Neptune Waste Management System Recalled by Stryker Following Patient Death

Two serious injuries, including a death, have prompted a recall of the Stryker Neptune Waste Management System, a medical device that has never gained regulatory approval.

According to a Bloomberg report this week, medical device giant Stryker Corp. has been forced to issue a Class I recall on three models of its Neptune Waste Management System after receiving two reports of malfunctions that caused patients serious injury or death. A Class I recall indicates that use of that device is likely to cause serious injuries or death.

The Neptune Waste Management System is used during surgical procedures to collect fluid waste from the patient. In one of the incidents that prompted the recall, a patient’s passive chest drainage tube was connected to the Neptune 2 system, a model that features a strong vacuum and high flow. Due to complications during the surgery caused by the malfunctioning device, the patient died.

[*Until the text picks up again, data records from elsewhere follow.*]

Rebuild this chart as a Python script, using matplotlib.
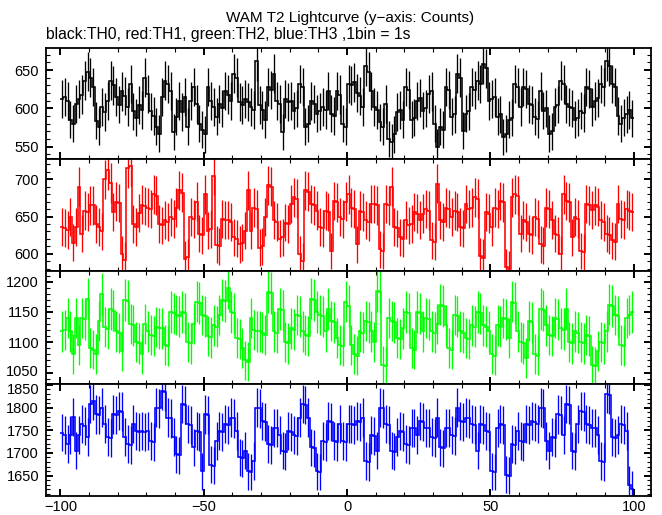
import numpy as np
import matplotlib
matplotlib.use("Agg")
import matplotlib.pyplot as plt
from matplotlib.ticker import MultipleLocator
from matplotlib.transforms import ScaledTranslation

plt.rcParams['font.family'] = ['Liberation Sans', 'DejaVu Sans']
plt.rcParams['axes.unicode_minus'] = True

# time bin centres (1 bin = 1 s)
time = np.arange(-99.5, 100.0, 1.0)

th0 = [612,
 615, 610, 585, 580, 606, 612, 618, 636, 648, 640,
 628, 584, 576, 602, 595, 610, 636, 630, 615, 605,
 622, 616, 602, 632, 596, 588, 604, 598, 640, 619,
 596, 590, 576, 567, 615, 636, 632, 623, 569, 589,
 610, 595, 615, 576, 610, 628, 606, 580, 572, 566,
 628, 610, 602, 589, 606, 600, 623, 618, 610, 645,
 640, 608, 604, 612, 608, 602, 598, 662, 604, 598,
 585, 628, 624, 645, 610, 606, 569, 612, 608, 610,
 597, 600, 632, 628, 576, 580, 610, 606, 593, 596,
 602, 598, 623, 593, 590, 623, 618, 580, 576, 632,
 630, 634, 620, 616, 602, 655, 648, 623, 602, 598,
 582, 576, 606, 560, 556, 566, 595, 598, 585, 628,
 624, 585, 588, 610, 614, 597, 600, 619, 622, 580,
 550, 576, 572, 628, 624, 589, 592, 645, 640, 571,
 593, 596, 628, 624, 636, 632, 658, 652, 610, 612,
 615, 589, 592, 563, 567, 585, 588, 632, 628, 602,
 628, 625, 606, 604, 589, 586, 623, 597, 600, 567,
 570, 602, 605, 636, 632, 606, 602, 600, 585, 588,
 597, 594, 628, 625, 602, 610, 613, 632, 628, 662,
 655, 632, 628, 590, 580, 588, 592, 598, 587]

th1 = [636,
 635, 632, 649, 615, 636, 690, 627, 658, 656, 665,
 665, 640, 636, 630, 700, 712, 695, 656, 670, 668,
 600, 592, 715, 718, 640, 636, 655, 666, 664, 662,
 660, 680, 678, 640, 638, 645, 643, 649, 647, 662,
 685, 682, 593, 596, 649, 647, 670, 627, 625, 680,
 631, 633, 705, 612, 610, 647, 645, 645, 643, 622,
 620, 613, 615, 631, 685, 631, 662, 660, 608, 610,
 649, 692, 690, 645, 643, 620, 622, 642, 640, 667,
 676, 674, 600, 590, 685, 683, 667, 665, 658, 636,
 634, 658, 656, 604, 671, 669, 649, 647, 670, 680,
 662, 660, 613, 658, 656, 645, 643, 667, 667, 665,
 606, 604, 667, 665, 690, 636, 634, 622, 620, 645,
 638, 640, 656, 654, 645, 654, 660, 658, 618, 616,
 694, 645, 643, 662, 660, 649, 658, 656, 636, 634,
 667, 660, 662, 676, 674, 597, 595, 656, 654, 636,
 662, 660, 671, 669, 582, 580, 676, 680, 678, 627,
 645, 643, 627, 625, 649, 647, 613, 611, 662, 660,
 645, 627, 625, 600, 680, 671, 669, 622, 649, 647,
 604, 602, 667, 665, 659, 665, 663, 645, 643, 627,
 625, 618, 616, 667, 647, 645, 660, 658, 656]

th2 = [1118,
 1120, 1140, 1118, 1080, 1140, 1095, 1140, 1138, 1172, 1090,
 1088, 1080, 1135, 1180, 1125, 1122, 1155, 1152, 1118, 1115,
 1085, 1170, 1168, 1130, 1128, 1100, 1098, 1080, 1130, 1118,
 1112, 1110, 1125, 1123, 1123, 1095, 1093, 1150, 1148, 1145,
 1143, 1150, 1148, 1100, 1098, 1130, 1167, 1165, 1145, 1143,
 1110, 1108, 1128, 1126, 1145, 1170, 1168, 1190, 1150, 1148,
 1107, 1105, 1090, 1070, 1068, 1140, 1120, 1118, 1118, 1116,
 1112, 1183, 1181, 1118, 1116, 1155, 1153, 1100, 1098, 1123,
 1121, 1145, 1143, 1118, 1112, 1110, 1172, 1170, 1150, 1145,
 1143, 1118, 1155, 1135, 1133, 1107, 1095, 1093, 1167, 1160,
 1095, 1080, 1078, 1118, 1116, 1135, 1133, 1118, 1100, 1185,
 1183, 1062, 1060, 1140, 1135, 1133, 1107, 1105, 1123, 1150,
 1148, 1090, 1088, 1150, 1148, 1118, 1140, 1138, 1118, 1116,
 1130, 1162, 1160, 1128, 1090, 1088, 1145, 1143, 1118, 1116,
 1107, 1105, 1128, 1126, 1150, 1148, 1128, 1126, 1118, 1080,
 1078, 1128, 1126, 1140, 1138, 1107, 1167, 1165, 1118, 1100,
 1098, 1074, 1135, 1133, 1080, 1078, 1155, 1153, 1128, 1112,
 1110, 1140, 1138, 1123, 1121, 1155, 1100, 1098, 1118, 1116,
 1100, 1098, 1112, 1110, 1062, 1060, 1085, 1100, 1098, 1118,
 1162, 1160, 1145, 1143, 1095, 1093, 1140, 1145, 1150]

th3 = [1745,
 1740, 1720, 1740, 1780, 1705, 1740, 1763, 1760, 1735, 1808,
 1815, 1785, 1783, 1800, 1763, 1735, 1733, 1785, 1783, 1793,
 1791, 1735, 1720, 1718, 1763, 1749, 1747, 1749, 1747, 1749,
 1726, 1724, 1800, 1798, 1837, 1835, 1778, 1776, 1735, 1697,
 1695, 1808, 1806, 1763, 1761, 1712, 1749, 1747, 1660, 1785,
 1783, 1674, 1672, 1726, 1749, 1747, 1763, 1761, 1778, 1776,
 1749, 1690, 1688, 1705, 1660, 1658, 1682, 1800, 1798, 1770,
 1768, 1720, 1718, 1756, 1754, 1740, 1705, 1703, 1749, 1747,
 1740, 1738, 1778, 1808, 1806, 1778, 1712, 1710, 1660, 1658,
 1726, 1724, 1770, 1768, 1726, 1724, 1763, 1726, 1724, 1763,
 1763, 1761, 1770, 1768, 1778, 1682, 1680, 1740, 1738, 1705,
 1800, 1798, 1763, 1761, 1705, 1703, 1735, 1749, 1747, 1720,
 1718, 1756, 1754, 1740, 1770, 1768, 1756, 1754, 1735, 1733,
 1778, 1712, 1710, 1756, 1754, 1740, 1738, 1800, 1770, 1768,
 1778, 1776, 1763, 1761, 1705, 1763, 1761, 1749, 1747, 1660,
 1658, 1756, 1763, 1761, 1652, 1650, 1720, 1718, 1749, 1726,
 1724, 1763, 1761, 1770, 1768, 1763, 1800, 1798, 1726, 1705,
 1735, 1733, 1785, 1783, 1740, 1808, 1806, 1705, 1703, 1763,
 1793, 1791, 1763, 1761, 1756, 1754, 1740, 1682, 1680, 1830,
 1828, 1735, 1733, 1740, 1763, 1761, 1749, 1630, 1620]

series = [th0, th1, th2, th3]
colors = ['black', '#ff0000', '#00ff00', '#0000ff']
ylims = [(534.6, 678.7), (577, 727.8), (1031, 1217.7), (1605, 1852)]

W, H = 662, 515
fig = plt.figure(figsize=(W / 100, H / 100), dpi=100)
bounds_px = [48, 158.5, 271, 384, 496]
left = 46 / W
width = (651 - 46) / W

edges = np.append(time - 0.5, time[-1] + 0.5)

axes = []
for i, (vals, col, yl) in enumerate(zip(series, colors, ylims)):
    top = 1 - bounds_px[i] / H
    bot = 1 - bounds_px[i + 1] / H
    ax = fig.add_axes([left, bot, width, top - bot])
    v = np.asarray(vals, dtype=float)
    err = np.sqrt(v)
    ax.vlines(time, v - err, v + err, colors=col, linewidth=0.95)
    ax.stairs(v, edges, color=col, linewidth=1.15, baseline=None)
    ax.set_xlim(-105, 106)
    ax.set_ylim(*yl)
    ax.xaxis.set_major_locator(MultipleLocator(50))
    ax.xaxis.set_minor_locator(MultipleLocator(10))
    ax.yaxis.set_major_locator(MultipleLocator(50))
    ax.yaxis.set_minor_locator(MultipleLocator(10))
    ax.tick_params(which='both', direction='in', top=True, right=True,
                   labelsize=10.5, colors='black')
    ax.tick_params(which='major', length=5, width=1.4, pad=5)
    ax.tick_params(which='minor', length=3, width=0.8)
    ax.tick_params(axis='x', pad=3)
    for s in ax.spines.values():
        s.set_linewidth(1.3)
    if i < 3:
        ax.tick_params(axis='x', labelbottom=False)
    axes.append(ax)

fig.text(350 / W, 1 - 18 / H, 'WAM T2 Lightcurve (y\u2212axis: Counts)',
         ha='center', va='center', fontsize=11)
fig.text(46 / W, 1 - 35 / H,
         'black:TH0, red:TH1, green:TH2, blue:TH3 ,1bin = 1s',
         ha='left', va='center', fontsize=11.3)

# nudge the two crowded labels at the green/blue junction slightly apart
fig.canvas.draw()
for ax, target, dy in [(axes[3], 1850, -2.5), (axes[2], 1050, 1.5)]:
    for tick in ax.yaxis.get_major_ticks():
        if abs(tick.get_loc() - target) < 1e-6:
            lab = tick.label1
            lab.set_transform(lab.get_transform() +
                              ScaledTranslation(0, dy / 72, fig.dpi_scale_trans))

fig.savefig('out.png', dpi=100)
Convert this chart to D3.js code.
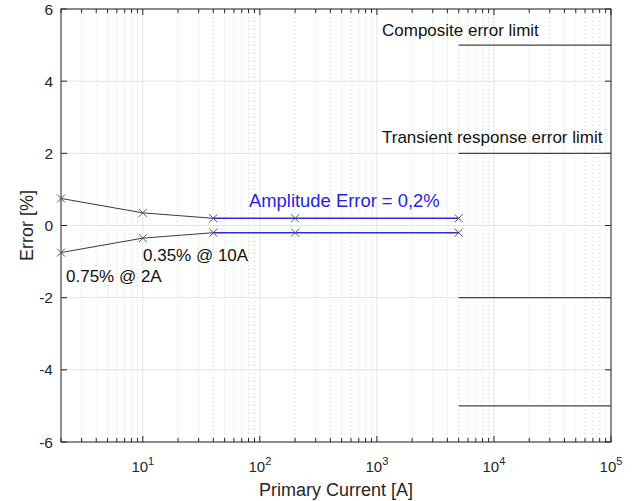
<!DOCTYPE html>
<html>
<head>
<meta charset="utf-8">
<script src="https://cdn.jsdelivr.net/npm/d3@7"></script>
<style>
  body { margin: 0; background: #fff; }
  text { font-family: "Liberation Sans", Arial, sans-serif; fill: #262626; }
</style>
</head>
<body>
<svg id="chart" width="632" height="501"></svg>
<script>
// measured points (current in A, error in %)
const currents = [2, 10, 40, 200, 5000];
const upperErr = [0.75, 0.35, 0.2, 0.2, 0.2];
const lowerErr = [-0.75, -0.35, -0.2, -0.2, -0.2];
// limit lines start at 5 kA and run to the edge
const limitFrom = 5000, limitTo = 1e5;
const limitLevels = [5, 2, -2, -5];
const yTicks = [-6, -4, -2, 0, 2, 4, 6];
const xDecades = [1, 2, 3, 4, 5];

const pLeft = 61, pRight = 611, pTop = 9, pBottom = 442;

const svg = d3.select('#chart');

const x = d3.scaleLog().domain([2, 1e5]).range([pLeft, pRight]);
const y = d3.scaleLinear().domain([-6, 6]).range([pBottom, pTop]);

const allX = x.ticks().filter(d => d >= 2 && d <= 1e5);
const majorX = xDecades.map(p => Math.pow(10, p));
const minorX = allX.filter(d => majorX.indexOf(d) < 0);

const grid = svg.append('g');
// minor vertical grid, dotted
grid.selectAll(null).data(minorX).enter().append('line')
  .attr('x1', d => x(d)).attr('x2', d => x(d))
  .attr('y1', pTop).attr('y2', pBottom)
  .attr('stroke', '#cfcfcf').attr('stroke-width', 1)
  .attr('stroke-dasharray', '1,3');
// major grid
grid.selectAll(null).data(majorX).enter().append('line')
  .attr('x1', d => x(d)).attr('x2', d => x(d))
  .attr('y1', pTop).attr('y2', pBottom)
  .attr('stroke', '#e3e3e3');
grid.selectAll(null).data(yTicks).enter().append('line')
  .attr('x1', pLeft).attr('x2', pRight)
  .attr('y1', d => y(d)).attr('y2', d => y(d))
  .attr('stroke', '#e3e3e3');

// axes box and inward ticks
const ax = svg.append('g').attr('stroke', '#262626').attr('stroke-width', 1);
ax.append('rect').attr('x', pLeft).attr('y', pTop)
  .attr('width', pRight - pLeft).attr('height', pBottom - pTop)
  .attr('fill', 'none');
[[pBottom, -1], [pTop, 1]].forEach(([yy, dir]) => {
  ax.selectAll(null).data(majorX).enter().append('line')
    .attr('x1', d => x(d)).attr('x2', d => x(d))
    .attr('y1', yy).attr('y2', yy + dir * 6);
  ax.selectAll(null).data(minorX).enter().append('line')
    .attr('x1', d => x(d)).attr('x2', d => x(d))
    .attr('y1', yy).attr('y2', yy + dir * 4);
});
[[pLeft, 1], [pRight, -1]].forEach(([xx, dir]) => {
  ax.selectAll(null).data(yTicks).enter().append('line')
    .attr('x1', xx).attr('x2', xx + dir * 6)
    .attr('y1', d => y(d)).attr('y2', d => y(d));
});

// tick labels
svg.selectAll(null).data(yTicks).enter().append('text')
  .attr('x', pLeft - 8).attr('y', d => y(d) + 5.5)
  .attr('text-anchor', 'end').attr('font-size', 15.5)
  .text(d => d);

const xt = svg.selectAll(null).data(xDecades).enter().append('text')
  .attr('x', d => x(Math.pow(10, d))).attr('y', 472)
  .attr('text-anchor', 'middle').attr('font-size', 15);
xt.append('tspan').text('10');
xt.append('tspan').attr('dy', -7).attr('font-size', 11).text(d => d);

svg.append('text').attr('x', (pLeft + pRight) / 2).attr('y', 496)
  .attr('text-anchor', 'middle').attr('font-size', 18)
  .text('Primary Current [A]');
svg.append('text')
  .attr('transform', 'translate(33,' + (pTop + pBottom) / 2 + ') rotate(-90)')
  .attr('text-anchor', 'middle').attr('font-size', 18)
  .text('Error [%]');

// limit lines
svg.selectAll(null).data(limitLevels).enter().append('line')
  .attr('x1', x(limitFrom)).attr('x2', x(limitTo))
  .attr('y1', d => y(d)).attr('y2', d => y(d))
  .attr('stroke', '#444').attr('stroke-width', 1.3);

// error curves: black up to 40 A, blue beyond
const line = d3.line().x(d => x(d[0])).y(d => y(d[1]));
[upperErr, lowerErr].forEach(errs => {
  const pts = currents.map((c, i) => [c, errs[i]]);
  const split = currents.indexOf(40);
  svg.append('path').attr('d', line(pts.slice(0, split + 1)))
    .attr('fill', 'none').attr('stroke', '#222').attr('stroke-width', 0.9);
  svg.append('path').attr('d', line(pts.slice(split)))
    .attr('fill', 'none').attr('stroke', '#2a2ae0').attr('stroke-width', 1.6);
  const m = svg.append('g').attr('stroke', '#555').attr('stroke-width', 1);
  pts.forEach(p => {
    const cx = x(p[0]), cy = y(p[1]), r = 4;
    m.append('line').attr('x1', cx - r).attr('x2', cx + r).attr('y1', cy - r).attr('y2', cy + r);
    m.append('line').attr('x1', cx - r).attr('x2', cx + r).attr('y1', cy + r).attr('y2', cy - r);
  });
});

// annotations
svg.append('text').attr('x', 382).attr('y', 36).attr('font-size', 17)
  .style('fill', '#111').text('Composite error limit');
svg.append('text').attr('x', 382).attr('y', 143).attr('font-size', 17)
  .style('fill', '#111').text('Transient response error limit');
svg.append('text').attr('x', 249).attr('y', 207).attr('font-size', 18.4)
  .style('fill', '#1f1fe6').text('Amplitude Error = 0,2%');
svg.append('text').attr('x', 143).attr('y', 261).attr('font-size', 17)
  .style('fill', '#111').text('0.35% @ 10A');
svg.append('text').attr('x', 66).attr('y', 282).attr('font-size', 17)
  .style('fill', '#111').text('0.75% @ 2A');
</script>
</body>
</html>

This Class I recall being issued by the company, which is an unusual move, is an update to a previous announcement from Stryker regarding defects and malfunctions with the Neptune systems. Bloomberg reports that initial communication from the company told health professionals that “that devices should not be connected to passive drainage tubes” and that warning was not included on safety labeling currently with the devices. In the updated recall statement from Stryker, customers were only first told that the Neptune 1 Silver and two versions Neptune 2 Ultra had never been approved for use by the Food and Drug Administration.

In the statement, Stryker admits that the FDA does not consider the Neptune waste removal systems to be safe or effective because it hasn’t approved them for use during surgeries. Prior to a medical device or other pharmaceutical product being released to the market, the manufacturer must have it endure extensive clinical testing to ensure its safety and effectiveness. The FDA is supposed to have time to review these studies for accuracy and potential conflicts-of-interest before giving it a final OK and putting it on the market.

As such, Stryker has ceased marketing and distributing the Neptune devices. Those who currently use them should seek an alternative device to use and if that’s not available, they should seek a certificate of medical necessity from the FDA to continue using it despite the lack of an approval.